Three Treasures From the Sea

 Sambo Restaurant was already a popular neighbourhood joint in downtown Seogwipo, Jeju. It is conveniently located on Arang Joeul Food Street, a tourist destination designated by the district. The small restaurant gained national recognition after it was aired on TVN’s popular food show Wednesday Night Food Talk. The show praised the restaurant for offering three treasures (sambo) from the sea of Jeju: seafood hotpot, grilled sea bream, and pearl-spot chromis sashimi in icy broth.

This was my second time visiting the authentic Jeju eatery. During my bike trip in summer 2017, I stopped over for largehead hairtail soup, another local classic, for breakfast. The soothing broth and soft fish meat was so memorable. It was one of the best meals I had on my nine-day cycling trip around the island. This time, my expectation was even higher: I would try their signature seafood hot pot and see what the hype is all about.

Amount of seafood from one hot pot

A single serving of sizzling hot pot contains three baby abalones, mussels, clams, and a prawn called ddak-saewoo. Sambo’s signature hot pot wasn’t always called seafood hot pot. The restaurant was once famous for obunjagi hot pot. Obunjagi, or blue abalone, looks similar to abalone but smaller. Words spread that obunjagi soup taste significantly better than abalone’s. More and more people asked for obunjagi hot pot. With the increased demand, haenyeos relentlessly collected obunjagi from the ocean floor. These days, there are hardly any obunjagi left in sight and many restaurants stopped selling obunjagi dishes.
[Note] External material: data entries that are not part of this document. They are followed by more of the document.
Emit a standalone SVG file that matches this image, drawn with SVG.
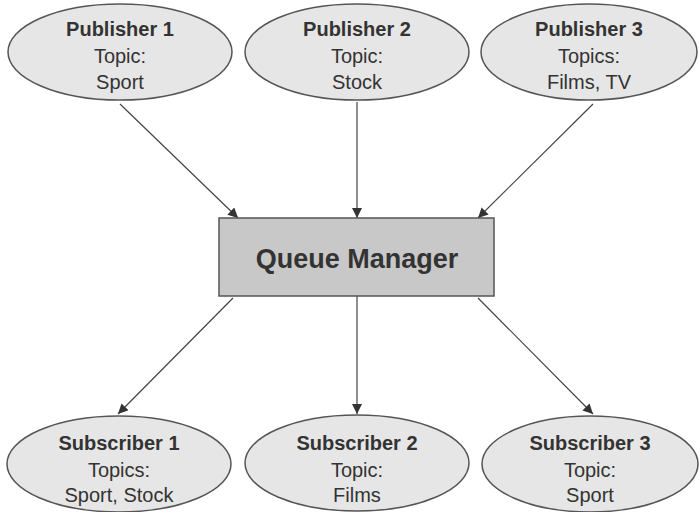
<svg xmlns="http://www.w3.org/2000/svg" width="699" height="512" viewBox="0 0 699 512">
<defs>
<marker id="arr" viewBox="0 0 10 10" refX="10" refY="5" markerWidth="10" markerHeight="10" markerUnits="userSpaceOnUse" orient="auto">
<path d="M0,0 L10,5 L0,10 z" fill="#333"/>
</marker>
<style>
.node ellipse{fill:#e6e6e6;stroke:#555;stroke-width:1.5}
.t{font-family:"Liberation Sans",Arial,sans-serif;fill:#333;text-anchor:middle}
.b{font-weight:bold;font-size:20px}
.n{font-size:20px}
.conn line{stroke:#444;stroke-width:1.2;marker-end:url(#arr)}
</style>
</defs>
<rect width="699" height="512" fill="#fff"/>
<g class="conn" id="connectors">
<line x1="120" y1="104" x2="238" y2="218"/>
<line x1="357" y1="102" x2="357" y2="218"/>
<line x1="593" y1="104" x2="478" y2="218"/>
<line x1="233" y1="298" x2="118" y2="414"/>
<line x1="357" y1="296" x2="357" y2="414"/>
<line x1="478" y1="298" x2="593" y2="414"/>
</g>
<g class="node" id="pub1">
<ellipse cx="120" cy="52" rx="112" ry="48"/>
<text class="t b" x="120" y="36">Publisher 1</text>
<text class="t n" x="120" y="63">Topic:</text>
<text class="t n" x="120" y="89">Sport</text>
</g>
<g class="node" id="pub2">
<ellipse cx="357" cy="52" rx="112" ry="48"/>
<text class="t b" x="357" y="36">Publisher 2</text>
<text class="t n" x="357" y="63">Topic:</text>
<text class="t n" x="357" y="89">Stock</text>
</g>
<g class="node" id="pub3">
<ellipse cx="589" cy="52" rx="108" ry="48"/>
<text class="t b" x="589" y="36">Publisher 3</text>
<text class="t n" x="589" y="63">Topics:</text>
<text class="t n" x="589" y="89">Films, TV</text>
</g>
<g class="node" id="qm">
<rect x="219" y="218" width="275" height="78" fill="#c8c8c8" stroke="#555" stroke-width="1.5"/>
<text class="t" x="357" y="268" font-size="27" font-weight="bold">Queue Manager</text>
</g>
<g class="node" id="sub1">
<ellipse cx="119" cy="464" rx="112" ry="48"/>
<text class="t b" x="119" y="450">Subscriber 1</text>
<text class="t n" x="119" y="477">Topics:</text>
<text class="t n" x="119" y="502">Sport, Stock</text>
</g>
<g class="node" id="sub2">
<ellipse cx="357" cy="463" rx="112" ry="48"/>
<text class="t b" x="357" y="450">Subscriber 2</text>
<text class="t n" x="357" y="477">Topic:</text>
<text class="t n" x="357" y="502">Films</text>
</g>
<g class="node" id="sub3">
<ellipse cx="590" cy="464" rx="108" ry="48"/>
<text class="t b" x="590" y="450">Subscriber 3</text>
<text class="t n" x="590" y="477">Topic:</text>
<text class="t n" x="590" y="502">Sport</text>
</g>
</svg>
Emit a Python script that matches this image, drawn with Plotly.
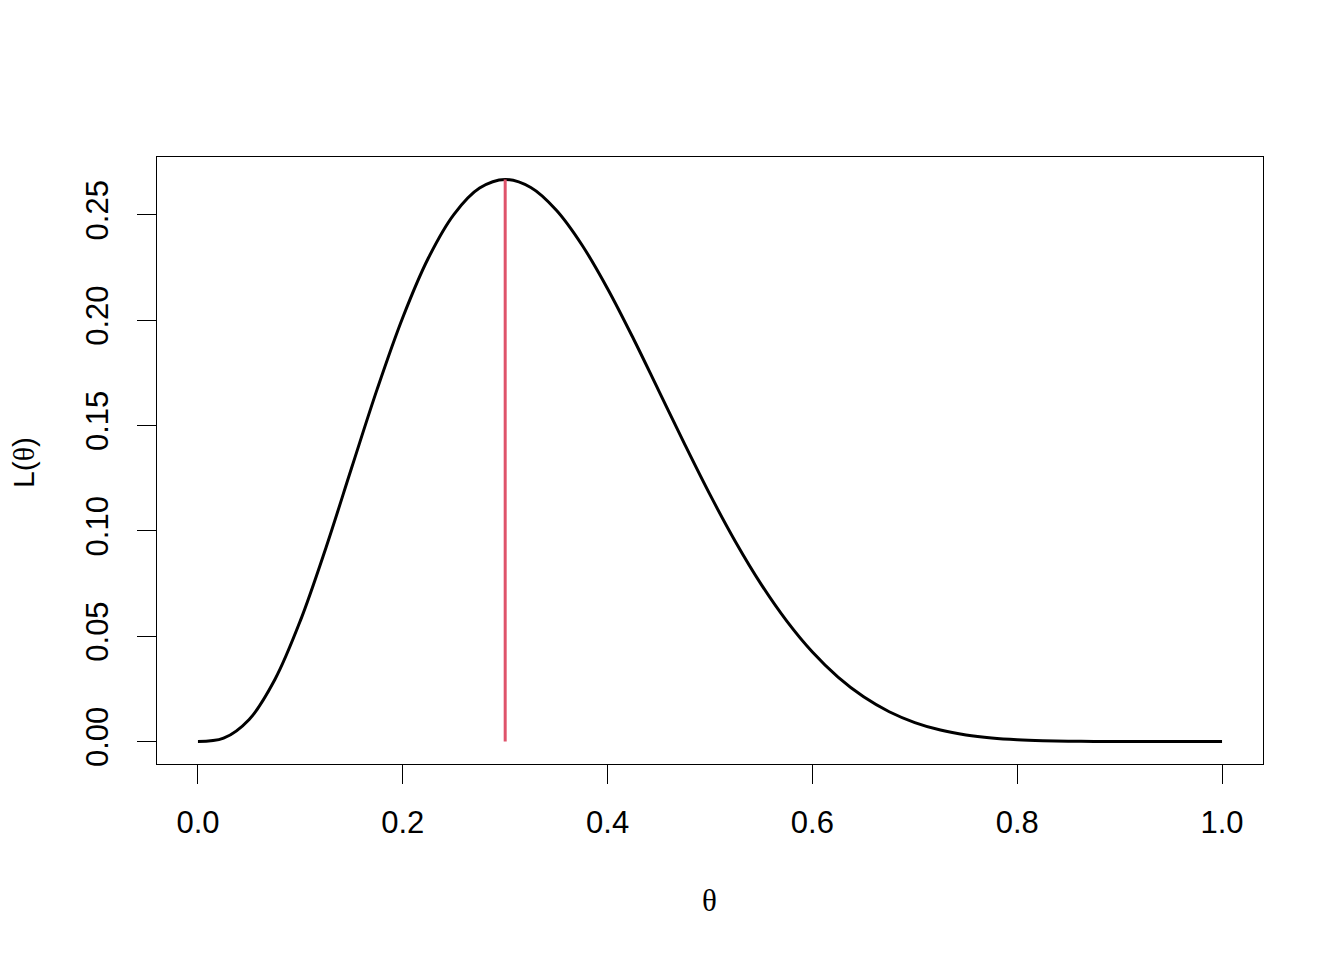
import plotly.graph_objects as go

theta = [0.0, 0.025, 0.05, 0.075, 0.10, 0.125, 0.15, 0.175, 0.20, 0.225, 0.25,
         0.275, 0.30, 0.325, 0.35, 0.375, 0.40, 0.425, 0.45, 0.475, 0.50,
         0.525, 0.55, 0.575, 0.60, 0.625, 0.65, 0.675, 0.70, 0.725, 0.75,
         0.775, 0.80, 0.825, 0.85, 0.875, 0.90, 0.925, 0.95, 0.975, 1.0]
likelihood = [0.0, 0.001571, 0.010475, 0.029333, 0.057396, 0.092039, 0.129834,
              0.167302, 0.201327, 0.229553, 0.250282, 0.262739, 0.266828,
              0.263009, 0.252218, 0.235741, 0.214991, 0.191469, 0.166478,
              0.141402, 0.117188, 0.094733, 0.074603, 0.057140, 0.042467,
              0.030551, 0.021203, 0.014134, 0.009002, 0.005439, 0.003090,
              0.001630, 0.000786, 0.000338, 0.000126, 0.000038, 0.0000087,
              0.0000012, 0.0, 0.0, 0.0]
mle_theta = 0.3
mle_value = 0.266828

x_ticks = [0.0, 0.2, 0.4, 0.6, 0.8, 1.0]
x_ticklabels = ["0.0", "0.2", "0.4", "0.6", "0.8", "1.0"]
y_ticks = [0.00, 0.05, 0.10, 0.15, 0.20, 0.25]
y_ticklabels = ["0.00", "0.05", "0.10", "0.15", "0.20", "0.25"]

fig = go.Figure()
fig.add_trace(go.Scatter(x=theta, y=likelihood, mode="lines",
                         line=dict(color="black", width=3, shape="spline", smoothing=1),
                         showlegend=False))
fig.add_trace(go.Scatter(x=[mle_theta, mle_theta], y=[0, mle_value], mode="lines",
                         line=dict(color="#DF536B", width=3), showlegend=False))

FS = 31
axis_common = dict(showgrid=False, zeroline=False, showline=True, mirror=True,
                   linecolor="black", linewidth=1, ticks="outside", ticklen=19,
                   tickwidth=1, tickcolor="black",
                   tickfont=dict(family="Liberation Sans, Arial", size=FS, color="black"))

# page has an 8px body margin, so the figure is offset by (8, 8)
OFF = 8
W, H = 1344 - OFF, 960 - OFF
l, r, t, b = 157 - OFF, 81, 157 - OFF, 196
pw, ph = W - l - r, H - t - b

def px_x(page_x):
    return (page_x - OFF - l) / pw

def px_y(page_y):
    return (H - b - (page_y - OFF)) / ph

fig.update_layout(
    width=W, height=H,
    margin=dict(l=l, r=r, t=t, b=b),
    paper_bgcolor="white", plot_bgcolor="white",
    xaxis=dict(range=[-0.04, 1.04], tickvals=x_ticks, ticktext=x_ticklabels,
               ticklabelstandoff=12, **axis_common),
    yaxis=dict(range=[-0.01067, 0.2775], tickvals=y_ticks, ticktext=y_ticklabels,
               tickangle=-90, ticklabelstandoff=17, **axis_common),
    annotations=[
        dict(text="θ", x=px_x(709), y=px_y(900), xref="paper", yref="paper",
             xanchor="center", yanchor="middle", showarrow=False,
             font=dict(family="Liberation Serif, Times New Roman, serif", size=FS, color="black")),
        dict(text="L(<span style='font-family:Liberation Serif, serif'>θ</span>)",
             x=px_x(23), y=px_y(463), xref="paper", yref="paper",
             xanchor="center", yanchor="middle", showarrow=False, textangle=-90,
             font=dict(family="Liberation Sans, Arial", size=FS - 1, color="black")),
    ],
)

fig.write_html("out.html")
The Legendary Obunjagi Hot Pot is Now History

Sambo, like many others, swapped their signature obunjagi hot pot with seafood hot pot. The small abalones in the hot pot are sometimes mistaken as obunjagi. Sambo makes it clear that they are not obunjagi. The rare shellfish are now scarce in the sea of Jeju. Unlike abalones, obunjagi cannot be farmed. The near-extinction may have been predicted and could have been avoided.

I have never tasted obunjagi before so I cannot make any comparison. However, the books I read point out that obunjagi broth incomparably better. They say the hot pots without obunjagi are not worthy. They are overpriced. Their flavour do not meet up to expectation.


Aside from all the criticism, I enjoyed the broth of seafood hot pot. It is the flavour of the sea with a little kick, as the soup is savoury and slightly spicy. The prawn was a little hard to eat, and it did not have much flesh under rock-hard shell. The little abalones do not have much flavour but have interesting texture.

I hope the day will come when obunjagi will be available in Jeju again. When that day comes, hopefully there will be better plannings and restrictions to collect the shellfish without driving them to extinction.